No perdamos de vista que, aunque es fácil caricaturizar a los complotistas –máxime cuando los dueños del mundo parecen supervillanos sacados de una película de James Bond– el reto estará en domarlos
Se me dirá que lo positivo o negativo que pueda achacársele a la tecnología dependerá de la utilización que se haga de ella y estaré de acuerdo, en parte. France Soir ha entrevistado recientemente al doctor Louis Fouché. Se trata de un personaje tan controvertido como carismático.

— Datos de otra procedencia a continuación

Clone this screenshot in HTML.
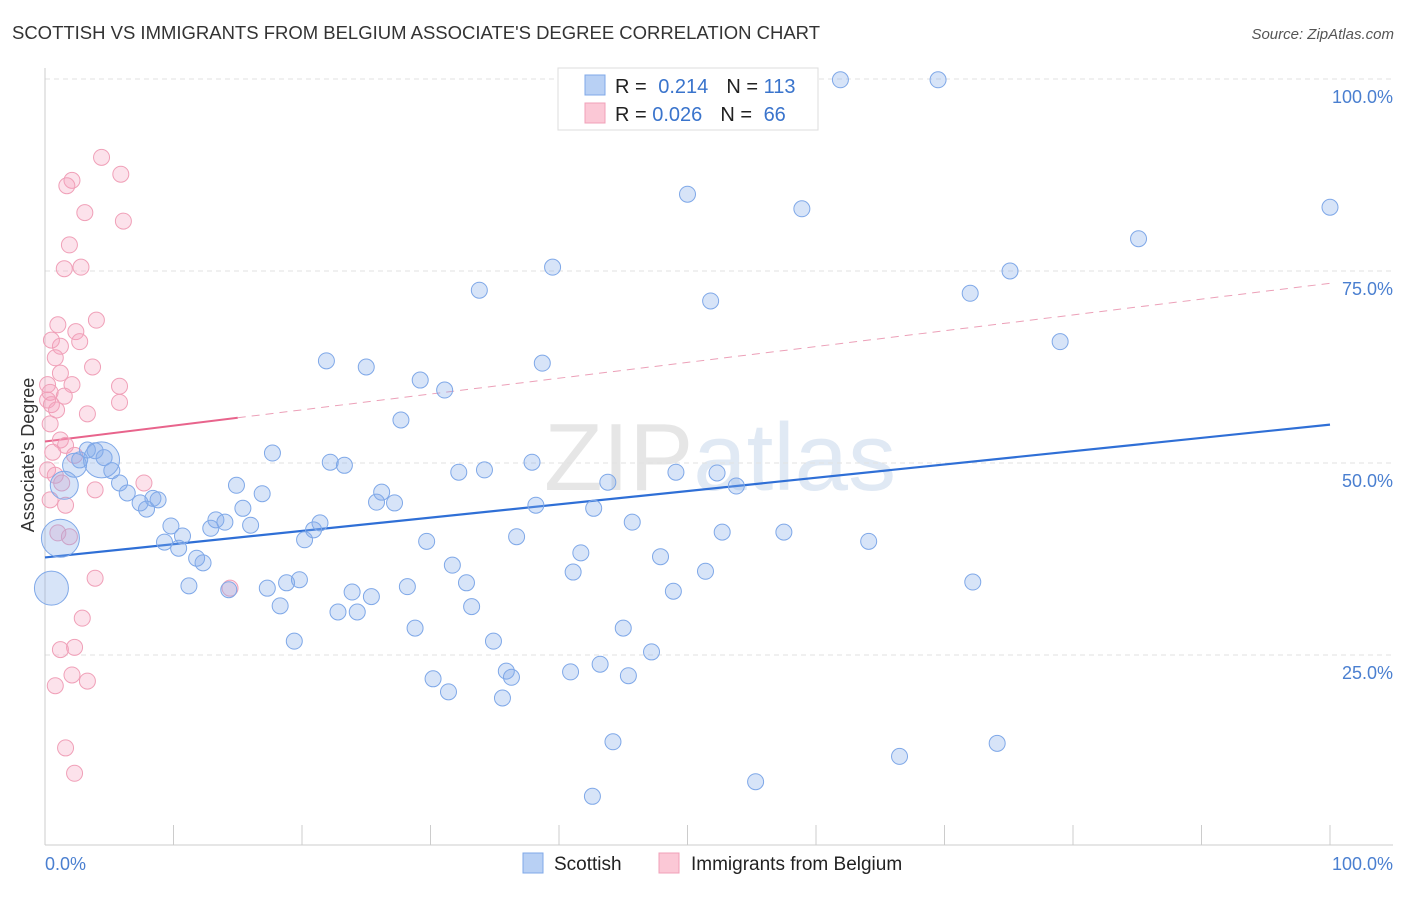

Ha sido forzado a abandonar su puesto de médico anestesista e intensivista en el hospital marsellés «La Concepción». Ya pueden imaginarse la causa: sus tomas de posición poco oficialistas con respecto del COVID-19 y su escepticismo vacunal (todo según L’Express, propiedad de la primera fortuna de Francia y gran apoyo mediático de Macron). Supongo que su oposición al aborto y su defensa de una vida más simple tampoco le ayudan mucho. Suele interpretar bien el aire de los tiempos. Sobre la cosa de la tecnología lanza sus dudas razonables aludiendo a tres factores: el acceso que cientos de empresas tendrán a nuestros datos y, por tanto, a nuestra vida privada; la adicción intrínseca que producen algunos dispositivos, a los que ya se les empieza a apellidar apéndices corporales y, por último, el uso de ciertos componentes en su fabricación que pueden llevar a conflictos geopolíticos y condiciones de esclavitud.
Big Tech, Big Pharma y Big Money son tres jinetes del apocalipsis. No perdamos de vista que, aunque es fácil caricaturizar a los complotistas –máxime cuando los dueños del mundo parecen supervillanos sacados de una película de James Bond– el reto estará en domarlos.